Type out the data exactly as given. Skip any image.

+ + + + + + +

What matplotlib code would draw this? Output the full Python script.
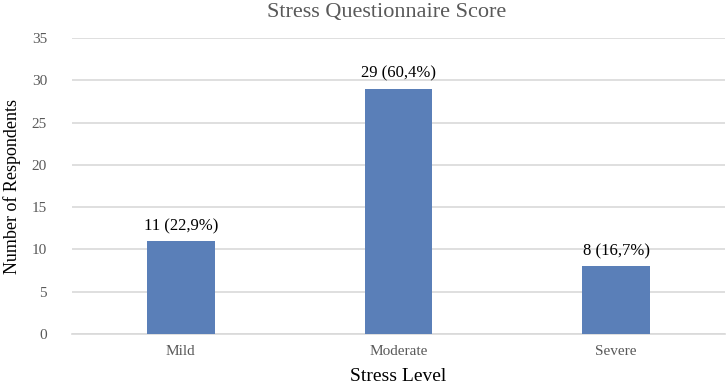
import matplotlib
matplotlib.use("Agg")
import matplotlib.pyplot as plt

categories = ["Mild", "Moderate", "Severe"]
counts = [11, 29, 8]
labels = ["11 (22,9%)", "29 (60,4%)", "8 (16,7%)"]
yticks = [0, 5, 10, 15, 20, 25, 30, 35]

plt.rcParams['font.family'] = ['Liberation Serif', 'DejaVu Serif']

fig = plt.figure(figsize=(7.26, 3.9), dpi=100)
ax = fig.add_axes([72/726, 56/390, 653/726, 296/390])

x = range(len(categories))
bars = ax.bar(x, counts, width=0.31, color="#5A7FB8", zorder=3)
for b, lab in zip(bars, labels):
    ax.annotate(lab, (b.get_x() + b.get_width()/2, b.get_height()),
                xytext=(0, 5), textcoords="offset points",
                ha="center", va="bottom", fontsize=12, color="black")

ax.set_xlim(-0.5, len(categories) - 0.5)
ax.set_ylim(0, 35)
ax.set_yticks(yticks)
ax.set_xticks(list(x))
ax.set_xticklabels(categories)
ax.grid(axis="y", color="#D9D9D9", linewidth=1.2, zorder=0)
for s in ["top", "right", "left"]:
    ax.spines[s].set_visible(False)
ax.spines["bottom"].set_color("#D9D9D9")
ax.spines["bottom"].set_linewidth(1.2)
ax.tick_params(axis="both", length=0, colors="#595959", labelsize=11)
ax.tick_params(axis="y", pad=18)
ax.tick_params(axis="x", pad=8)

ax.set_xlabel("Stress Level", fontsize=14, color="black", labelpad=7)
ax.set_ylabel("Number of Respondents", fontsize=13, color="black", labelpad=8)
fig.text(0.533, 0.968, "Stress Questionnaire Score", ha="center", va="center",
         fontsize=16, color="#595959")

fig.savefig("out.png", dpi=100)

+ + + + + + +

* Written solution
What matplotlib code would draw this? Output the full Python script.
import matplotlib
matplotlib.use("Agg")
import matplotlib.pyplot as plt

categories = ["Mild", "Moderate", "Severe"]
counts = [11, 29, 8]
labels = ["11 (22,9%)", "29 (60,4%)", "8 (16,7%)"]
yticks = [0, 5, 10, 15, 20, 25, 30, 35]

plt.rcParams['font.family'] = ['Liberation Serif', 'DejaVu Serif']

fig = plt.figure(figsize=(7.26, 3.9), dpi=100)
ax = fig.add_axes([72/726, 56/390, 653/726, 296/390])

x = range(len(categories))
bars = ax.bar(x, counts, width=0.31, color="#5A7FB8", zorder=3)
for b, lab in zip(bars, labels):
    ax.annotate(lab, (b.get_x() + b.get_width()/2, b.get_height()),
                xytext=(0, 5), textcoords="offset points",
                ha="center", va="bottom", fontsize=12, color="black")

ax.set_xlim(-0.5, len(categories) - 0.5)
ax.set_ylim(0, 35)
ax.set_yticks(yticks)
ax.set_xticks(list(x))
ax.set_xticklabels(categories)
ax.grid(axis="y", color="#D9D9D9", linewidth=1.2, zorder=0)
for s in ["top", "right", "left"]:
    ax.spines[s].set_visible(False)
ax.spines["bottom"].set_color("#D9D9D9")
ax.spines["bottom"].set_linewidth(1.2)
ax.tick_params(axis="both", length=0, colors="#595959", labelsize=11)
ax.tick_params(axis="y", pad=18)
ax.tick_params(axis="x", pad=8)

ax.set_xlabel("Stress Level", fontsize=14, color="black", labelpad=7)
ax.set_ylabel("Number of Respondents", fontsize=13, color="black", labelpad=8)
fig.text(0.533, 0.968, "Stress Questionnaire Score", ha="center", va="center",
         fontsize=16, color="#595959")

fig.savefig("out.png", dpi=100)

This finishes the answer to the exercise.